LLM-based digital twin simulation, where large language models are used to
emulate individual human behavior, holds great promise for research in AI,
social science, and digital experimentation. However, progress in this area has
been hindered by the scarcity of real, individual-level datasets that are both
large and publicly available. This lack of high-quality ground truth limits
both the development and validation of digital twin methodologies. To address
this gap, we introduce a large-scale, public dataset designed to capture a rich
and holistic view of individual human behavior.
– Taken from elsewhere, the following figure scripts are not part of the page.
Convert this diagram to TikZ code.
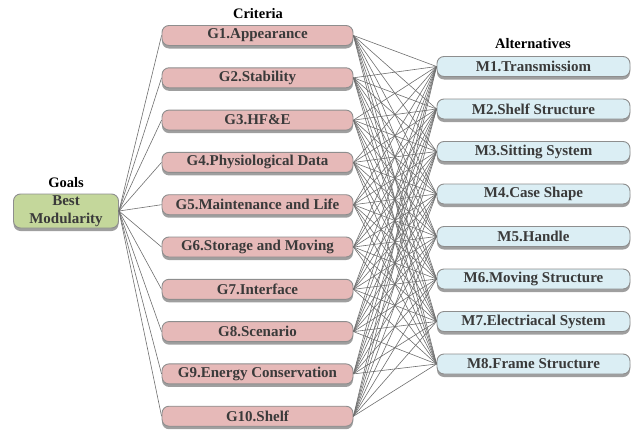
\documentclass[tikz,border=0pt]{standalone}
\usepackage{fontspec}
\setmainfont{Liberation Serif}
\usetikzlibrary{shadows}
\definecolor{gfill}{HTML}{E6B9B8}
\definecolor{mfill}{HTML}{DBEEF4}
\definecolor{goalfill}{HTML}{C4D79B}
\definecolor{bord}{HTML}{8E8E8E}
\definecolor{txt}{HTML}{3A3A3A}
\definecolor{conn}{HTML}{6E6E6E}
\tikzset{
  box/.style={draw=bord, line width=0.9pt, rounded corners=7pt, minimum height=20pt,
    inner sep=0pt, text=txt, font=\fontsize{15}{16}\selectfont\bfseries,
    drop shadow={shadow xshift=0pt, shadow yshift=-3pt, fill=gray!75, opacity=1}},
  gbox/.style={box, fill=gfill, minimum width=191pt},
  mbox/.style={box, fill=mfill, minimum width=193pt},
  goalbox/.style={box, fill=goalfill, minimum width=105pt, minimum height=34pt, align=center,
    font=\fontsize{15}{17.5}\selectfont\bfseries},
  head/.style={font=\fontsize{14.5}{15}\selectfont\bfseries, text=black, inner sep=0pt},
  link/.style={draw=conn, line width=0.6pt}
}
\begin{document}
\begin{tikzpicture}[x=1pt,y=1pt]
\useasboundingbox (0,0) rectangle (634,-439);
\node[goalbox] (goal) at (66,-211) {Best\\Modularity};
\node[head] (goalhead) at (66,-183) {Goals};
\node[head] (crithead) at (258,-14) {Criteria};
\node[head] (althead) at (533,-44) {Alternatives};
\foreach \i/\t in {1/G1.Appearance,2/G2.Stability,3/G3.HF\&E,4/G4.Physiological Data,
  5/G5.Maintenance and Life,6/G6.Storage and Moving,7/G7.Interface,8/G8.Scenario,
  9/G9.Energy Conservation,10/G10.Shelf}{
  \node[gbox] (g\i) at (257.5,{-35.5-(\i-1)*42.3}) {\t};
}
\foreach \j/\t in {1/M1.Transmissiom,2/M2.Shelf Structure,3/M3.Sitting System,4/M4.Case Shape,
  5/M5.Handle,6/M6.Moving Structure,7/M7.Electriacal System,8/M8.Frame Structure}{
  \node[mbox] (m\j) at (533.5,{-66.5-(\j-1)*42.5}) {\t};
}
\foreach \i in {1,...,10}{
  \draw[link] (goal.east) -- (g\i.west);
  \foreach \j in {1,...,8}{
    \draw[link] (g\i.east) -- (m\j.west);
  }
}
\end{tikzpicture}
\end{document}
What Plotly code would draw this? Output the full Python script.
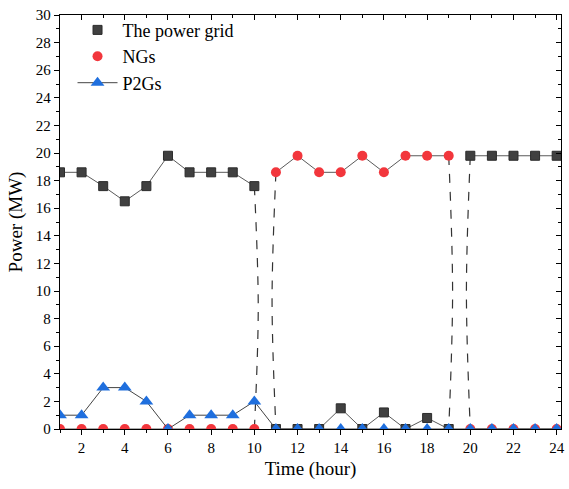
import plotly.graph_objects as go

hours = list(range(1, 25))
grid = [18.6, 18.6, 17.6, 16.5, 17.6, 19.8, 18.6, 18.6, 18.6, 17.6,
        0, 0, 0, 1.5, 0, 1.2, 0, 0.8, 0,
        19.8, 19.8, 19.8, 19.8, 19.8]
ngs = [0] * 10 + [18.6, 19.8, 18.6, 18.6, 19.8, 18.6, 19.8, 19.8, 19.8] + [0] * 5
p2gs = [1.0, 1.0, 3.0, 3.0, 2.0, 0, 1.0, 1.0, 1.0, 2.0] + [0] * 14
switch_hours = [10, 19]  # supply switches between hour h and h+1

x_ticks = list(range(2, 25, 2))
y_ticks = list(range(0, 31, 2))

FONT = "Liberation Serif, Times New Roman, serif"
GRID_C = "#404040"
NG_C = "#F2363C"
P2G_C = "#1F6FDE"
LINE_C = "#5a5a5a"


def split_line(xs, ys, breaks):
    ox, oy = [], []
    for x, y in zip(xs, ys):
        ox.append(x)
        oy.append(y)
        if x in breaks:
            ox.append(None)
            oy.append(None)
    return ox, oy


fig = go.Figure()

# dashed transition connectors
BULGE = 0.18
for h in switch_hours:
    i = hours.index(h)
    for series in (grid, ngs):
        if series[i] > 5 and series[i + 1] < 5:
            v = series[i]
            fig.add_trace(go.Scatter(x=[h, h + BULGE, h], y=[v, v / 2, 0], mode="lines",
                                     line=dict(color="#333333", width=1.2, dash="dash", shape="spline"),
                                     showlegend=False, hoverinfo="skip"))
        if series[i] < 5 and series[i + 1] > 5:
            v = series[i + 1]
            fig.add_trace(go.Scatter(x=[h + 1, h + 1 - BULGE, h + 1], y=[v, v / 2, 0], mode="lines",
                                     line=dict(color="#333333", width=1.2, dash="dash", shape="spline"),
                                     showlegend=False, hoverinfo="skip"))

gx, gy = split_line(hours, grid, switch_hours)
nx, ny = split_line(hours, ngs, switch_hours)
fig.add_trace(go.Scatter(x=gx, y=gy, mode="lines", line=dict(color=LINE_C, width=1),
                         showlegend=False, hoverinfo="skip"))
fig.add_trace(go.Scatter(x=nx, y=ny, mode="lines", line=dict(color=LINE_C, width=1),
                         showlegend=False, hoverinfo="skip"))

fig.add_trace(go.Scatter(x=hours, y=grid, mode="markers", name="The power grid",
                         marker=dict(symbol="square", size=9, color=GRID_C,
                                     line=dict(color="#2b2b2b", width=1))))
fig.add_trace(go.Scatter(x=hours, y=ngs, mode="markers", name="NGs",
                         marker=dict(symbol="circle", size=10, color=NG_C,
                                     line=dict(color=NG_C, width=0))))
fig.add_trace(go.Scatter(x=hours, y=p2gs, mode="lines+markers", name="P2Gs",
                         line=dict(color="#444444", width=1),
                         marker=dict(symbol="triangle-up", size=12, color=P2G_C,
                                     line=dict(color=P2G_C, width=0))))

# dummy trace for mirrored axes
fig.add_trace(go.Scatter(x=[None], y=[None], xaxis="x2", yaxis="y2",
                         showlegend=False, hoverinfo="skip"))

XR = [1, 24.2]
YR = [0, 30]
common = dict(showline=True, linecolor="black", linewidth=1.3, showgrid=False,
              zeroline=False, tickcolor="black", tickwidth=1)

fig.update_layout(
    width=569, height=489,
    margin=dict(l=60, r=4, t=15, b=60),
    paper_bgcolor="white", plot_bgcolor="white",
    font=dict(family=FONT, color="black", size=15),
    xaxis=dict(range=XR, tickvals=x_ticks, ticks="outside", ticklen=5,
               minor=dict(dtick=1, tick0=1, ticks="outside", ticklen=3, tickcolor="black"),
               title=dict(text="Time (hour)", font=dict(size=19, family=FONT), standoff=6),
               tickfont=dict(size=15, family=FONT), **common),
    yaxis=dict(range=YR, tickvals=y_ticks, ticks="outside", ticklen=5,
               minor=dict(dtick=1, tick0=1, ticks="outside", ticklen=3, tickcolor="black"),
               title=dict(text="Power (MW)", font=dict(size=19, family=FONT), standoff=8),
               tickfont=dict(size=15, family=FONT), **common),
    xaxis2=dict(range=XR, overlaying="x", side="top", anchor="y", tickvals=x_ticks,
                ticks="inside", ticklen=5, showticklabels=False,
                minor=dict(dtick=1, tick0=1, ticks="inside", ticklen=3, tickcolor="black"),
                **common),
    yaxis2=dict(range=YR, overlaying="y", side="right", anchor="x", tickvals=y_ticks,
                ticks="inside", ticklen=5, showticklabels=False,
                minor=dict(dtick=1, tick0=1, ticks="inside", ticklen=3, tickcolor="black"),
                **common),
    legend=dict(x=0.025, y=1.008, xanchor="left", yanchor="top", bgcolor="rgba(0,0,0,0)",
                font=dict(size=18, family=FONT), tracegroupgap=0, itemwidth=40),
    showlegend=True,
)

fig.write_html("out.html")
We survey a representative
sample of
N=2,058 participants (average 2.42 hours per person) in the US
across four waves with 500 questions in total, covering a comprehensive battery
of demographic, psychological, economic, personality, and cognitive measures,
as well as replications of behavioral economics experiments and a pricing
survey. The final wave repeats tasks from earlier waves to establish a
test-retest accuracy baseline. Initial analyses suggest the data are of high
quality and show promise for constructing digital twins that predict human
behavior well at the individual and aggregate levels. By making the full
dataset publicly available, we aim to establish a valuable testbed for the
development and benchmarking of LLM-based persona simulations. Beyond LLM
applications, due to its unique breadth and scale the dataset also enables
broad social science research, including studies of cross-construct
correlations and heterogeneous treatment effects.